— start of Input for this task —
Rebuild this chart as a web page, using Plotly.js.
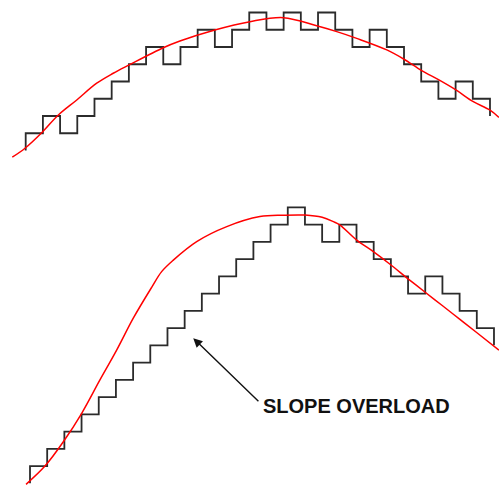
<!DOCTYPE html>
<html>
<head>
<meta charset="utf-8">
<script src="https://cdn.plot.ly/plotly-3.0.1.min.js"></script>
<style>html,body{margin:0;padding:0;background:#fff;}#chart{width:499px;height:485px;}</style>
</head>
<body>
<div id="chart"></div>
<script>
// Top panel: delta-modulation staircase (start level, 27 step levels, end level)
const topStepLevels = [0, 1,2,1,2,3,4,5,6,5,6,7,6,7,8,7,8,7,8,7,6,7,6,5,4,3,4,3, 2];
// Top panel: analog signal (time in steps, amplitude in step units)
const topSignalT = [-0.78,-0.04,0.93,1.90,2.97,4.13,5.09,6.01,8.0,8.97,11.0,13.04,14.98,16.92,18.09,19.25,21.0,22.0,23.03,24.03,25.02,26.03,26.98,27.52];
const topSignalV = [-0.39,0.13,1.03,2.06,2.93,3.90,4.48,4.96,5.96,6.35,6.99,7.47,7.70,7.23,6.89,6.50,5.83,5.29,4.63,4.09,3.51,2.83,2.35,1.92];

// Bottom panel: slope overload staircase
const botStepLevels = [0, 1,2,3,4,5,6,7,8,9,10,11,12,13,14,15,16,15,14,15,14,13,12,11,12,11,10,9, 8];
const botSignalT = [-0.23,0.87,1.94,3.01,4.07,5.05,6.01,7.08,7.66,8.34,9.70,11.45,13.38,14.74,16.0,17.0,17.65,18.04,19.01,19.98,20.95,21.98,22.94,23.97,24.98,25.99,27.29];
const botSignalV = [-0.06,1.0,2.41,4.06,5.99,7.73,9.57,11.36,12.27,12.94,14.01,14.88,15.46,15.54,15.55,15.42,15.17,14.97,14.10,13.43,12.70,11.87,11.12,10.32,9.53,8.74,7.72];

const label = "SLOPE OVERLOAD";

function stepX(levels){
  const xs = [0];
  for (let i = 1; i < levels.length; i++) xs.push(i - 1);
  xs[xs.length - 1] = levels.length - 2;
  return xs;
}

const stairColor = '#2b2b2b';
const sigColor = '#ff0000';

const data = [
  {x: stepX(topStepLevels), y: topStepLevels, xaxis:'x', yaxis:'y', mode:'lines',
   line:{shape:'hv', color:stairColor, width:1.8}, hoverinfo:'skip'},
  {x: topSignalT, y: topSignalV, xaxis:'x', yaxis:'y', mode:'lines',
   line:{shape:'spline', smoothing:1, color:sigColor, width:1.5}, hoverinfo:'skip'},
  {x: stepX(botStepLevels), y: botStepLevels, xaxis:'x2', yaxis:'y2', mode:'lines',
   line:{shape:'hv', color:stairColor, width:1.8}, hoverinfo:'skip'},
  {x: botSignalT, y: botSignalV, xaxis:'x2', yaxis:'y2', mode:'lines',
   line:{shape:'spline', smoothing:1, color:sigColor, width:1.5}, hoverinfo:'skip'}
];

const hidden = {visible:false, showgrid:false, zeroline:false, fixedrange:true};
const layout = {
  width:499, height:485,
  margin:{l:0,r:0,t:0,b:0,pad:0},
  paper_bgcolor:'#ffffff', plot_bgcolor:'#ffffff',
  showlegend:false,
  xaxis: Object.assign({range:[-1.4945, 27.524], domain:[0,1]}, hidden),
  yaxis: Object.assign({range:[-19.391, 8.725], domain:[0,1]}, hidden),
  xaxis2: Object.assign({range:[-1.7457, 27.292], domain:[0,1], overlaying:'x', anchor:'y2'}, hidden),
  yaxis2: Object.assign({range:[-0.0986, 28.017], domain:[0,1], overlaying:'y', anchor:'x2'}, hidden),
  annotations:[
    {xref:'x2', yref:'y2', x:9.50, y:8.41, axref:'x2', ayref:'y2', ax:13.38, ay:4.67,
     text:'', showarrow:true, arrowhead:2, arrowsize:1.3, arrowwidth:1.4, arrowcolor:'#111111'},
    {xref:'x2', yref:'y2', x:19.01, y:4.48, text:'<b>'+label+'</b>', showarrow:false,
     font:{family:'Liberation Sans, Arial, sans-serif', size:20, color:'#111111'},
     xanchor:'center', yanchor:'middle'}
  ]
};

Plotly.newPlot('chart', data, layout, {staticPlot:true, displayModeBar:false});
</script>
</body>
</html>
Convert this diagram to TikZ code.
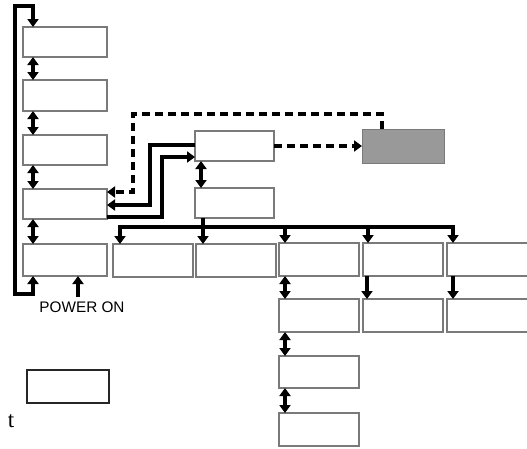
\documentclass[tikz,border=0pt]{standalone}
\usepackage{fontspec}
\newfontfamily\arialf{Liberation Sans}
\newfontfamily\tnrf{Liberation Serif}
\usetikzlibrary{arrows.meta,calc}
\definecolor{boxedge}{HTML}{7A7A7A}
\definecolor{grayfill}{HTML}{999999}
\begin{document}
\begin{tikzpicture}[x=1pt,y=-1pt,
  box/.style={draw=boxedge,line width=1.5pt,fill=white,anchor=north west,inner sep=0pt,outer sep=0pt},
  conn/.style={line width=3.6pt,line cap=butt,line join=miter},
  tip/.style={-{Triangle[width=11pt,length=8pt]}},
  dbl/.style={conn,{Triangle[width=11pt,length=8pt]}-{Triangle[width=11pt,length=8pt]}},
  dsh/.style={conn,dash pattern=on 8pt off 5pt}]
\useasboundingbox (0,0) rectangle (527,448);
\clip (0,0) rectangle (527,448);
% left column
\node[box,minimum width=84pt,minimum height=30pt] (L1) at (23,27) {};
\node[box,minimum width=84pt,minimum height=31pt] (L2) at (23,80) {};
\node[box,minimum width=84pt,minimum height=30pt] (L3) at (23,135) {};
\node[box,minimum width=84pt,minimum height=30pt] (L4) at (23,189) {};
\node[box,minimum width=84pt,minimum height=32pt] (L5) at (23,244) {};
% middle
\node[box,minimum width=79pt,minimum height=30pt] (A) at (195,131) {};
\node[box,minimum width=79pt,minimum height=30pt] (B) at (195,188) {};
\node[box,draw=grayfill!80!black,line width=0.6pt,fill=grayfill,minimum width=82pt,minimum height=34pt] (G) at (362,129) {};
% row of boxes
\node[box,minimum width=80pt,minimum height=33pt] (R1) at (113,244) {};
\node[box,minimum width=80pt,minimum height=33pt] (R2) at (196,244) {};
\node[box,minimum width=80pt,minimum height=33pt] (R3) at (279,243) {};
\node[box,minimum width=80pt,minimum height=33pt] (R4) at (363,243) {};
\node[box,minimum width=90pt,minimum height=33pt] (R5) at (447,243) {};
\node[box,minimum width=80pt,minimum height=33pt] (S3) at (279,299) {};
\node[box,minimum width=80pt,minimum height=33pt] (S4) at (363,299) {};
\node[box,minimum width=90pt,minimum height=33pt] (S5) at (447,299) {};
\node[box,minimum width=80pt,minimum height=32pt] (T3) at (279,356) {};
\node[box,minimum width=80pt,minimum height=33pt] (U3) at (279,413) {};
\node[box,draw=black!85,line width=1.3pt,minimum width=82pt,minimum height=33pt] (Z) at (27,370) {};
% texts
\node[font=\arialf\fontsize{15.3pt}{16pt}\selectfont,inner sep=0pt] (pwtext) at (82,307.5) {POWER ON};
\node[font=\tnrf\fontsize{23pt}{25pt}\selectfont,inner sep=0pt,anchor=base] (tt) at (11,427) {t};
% loop around left column
\coordinate (lb) at (15,294);
\coordinate (lt) at (15,6);
\draw[dbl] ($(L5.south west)+(10,0)$) |- (lb) -- (lt) -| ($(L1.north west)+(10,0)$);
% double arrows left column
\draw[dbl] ($(L1.south west)+(10,0)$) -- ($(L2.north west)+(10,0)$);
\draw[dbl] ($(L2.south west)+(10,0)$) -- ($(L3.north west)+(10,0)$);
\draw[dbl] ($(L3.south west)+(10,0)$) -- ($(L4.north west)+(10,0)$);
\draw[dbl] ($(L4.south west)+(10,0)$) -- ($(L5.north west)+(10,0)$);
% power on
\coordinate (pw) at (78,297);
\draw[conn,tip] (pw) -- (pw |- L5.south);
% A <-> B
\draw[dbl] ($(A.south west)+(6,0)$) -- ($(B.north west)+(6,0)$);
% dashed A -> G
\draw[dsh,tip] (A.east) -- (G.west);
% dashed loop G -> L4
\coordinate (d1) at (382,114);
\coordinate (d2) at (133,114);
\coordinate (d3) at (133,192);
\draw[dsh,tip] (G.north -| d1) -- (d1) -- (d2) -- (d3) -- (d3 -| L4.east);
% solid A -> L4
\coordinate (s1) at (150,145);
\coordinate (s2) at (150,205);
\draw[conn,tip] (s1 -| A.west) -- (s1) -- (s2) -- (s2 -| L4.east);
% solid L4 -> A
\coordinate (s3) at (162,217);
\coordinate (s4) at (162,157);
\draw[conn,tip] (s3 -| L4.east) -- (s3) -- (s4) -- (s4 -| A.west);
% bus
\coordinate (busL) at (120,227);
\coordinate (busR) at (453,227);
\coordinate (busB) at (203,227);
\draw[conn] ([xshift=-1.8pt]busL) -- ([xshift=1.8pt]busR);
\draw[conn] (B.south -| busB) -- (busB);
\draw[conn,tip] (busL) -- (busL |- R1.north);
\draw[conn,tip] (busB) -- (busB |- R2.north);
\coordinate (b3) at (285,227);
\coordinate (b4) at (368,227);
\draw[conn,tip] (b3) -- (b3 |- R3.north);
\draw[conn,tip] (b4) -- (b4 |- R4.north);
\draw[conn,tip] (busR) -- (busR |- R5.north);
% lower connections
\draw[dbl] ($(R3.south west)+(6,0)$) -- ($(S3.north west)+(6,0)$);
\draw[dbl] ($(S3.south west)+(6,0)$) -- ($(T3.north west)+(6,0)$);
\draw[dbl] ($(T3.south west)+(6,0)$) -- ($(U3.north west)+(6,0)$);
\draw[conn,tip] ($(R4.south west)+(4,0)$) -- ($(S4.north west)+(4,0)$);
\draw[conn,tip] ($(R5.south west)+(6,0)$) -- ($(S5.north west)+(6,0)$);
\end{tikzpicture}
\end{document}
— end of Input for this task —
Starting at the first line of the records above, set down each line exactly through the one that holds "const sigColor = '#ff0000';". Omit pictures.

Rebuild this chart as a web page, using Plotly.js.
<!DOCTYPE html>
<html>
<head>
<meta charset="utf-8">
<script src="https://cdn.plot.ly/plotly-3.0.1.min.js"></script>
<style>html,body{margin:0;padding:0;background:#fff;}#chart{width:499px;height:485px;}</style>
</head>
<body>
<div id="chart"></div>
<script>
// Top panel: delta-modulation staircase (start level, 27 step levels, end level)
const topStepLevels = [0, 1,2,1,2,3,4,5,6,5,6,7,6,7,8,7,8,7,8,7,6,7,6,5,4,3,4,3, 2];
// Top panel: analog signal (time in steps, amplitude in step units)
const topSignalT = [-0.78,-0.04,0.93,1.90,2.97,4.13,5.09,6.01,8.0,8.97,11.0,13.04,14.98,16.92,18.09,19.25,21.0,22.0,23.03,24.03,25.02,26.03,26.98,27.52];
const topSignalV = [-0.39,0.13,1.03,2.06,2.93,3.90,4.48,4.96,5.96,6.35,6.99,7.47,7.70,7.23,6.89,6.50,5.83,5.29,4.63,4.09,3.51,2.83,2.35,1.92];

// Bottom panel: slope overload staircase
const botStepLevels = [0, 1,2,3,4,5,6,7,8,9,10,11,12,13,14,15,16,15,14,15,14,13,12,11,12,11,10,9, 8];
const botSignalT = [-0.23,0.87,1.94,3.01,4.07,5.05,6.01,7.08,7.66,8.34,9.70,11.45,13.38,14.74,16.0,17.0,17.65,18.04,19.01,19.98,20.95,21.98,22.94,23.97,24.98,25.99,27.29];
const botSignalV = [-0.06,1.0,2.41,4.06,5.99,7.73,9.57,11.36,12.27,12.94,14.01,14.88,15.46,15.54,15.55,15.42,15.17,14.97,14.10,13.43,12.70,11.87,11.12,10.32,9.53,8.74,7.72];

const label = "SLOPE OVERLOAD";

function stepX(levels){
  const xs = [0];
  for (let i = 1; i < levels.length; i++) xs.push(i - 1);
  xs[xs.length - 1] = levels.length - 2;
  return xs;
}

const stairColor = '#2b2b2b';
const sigColor = '#ff0000';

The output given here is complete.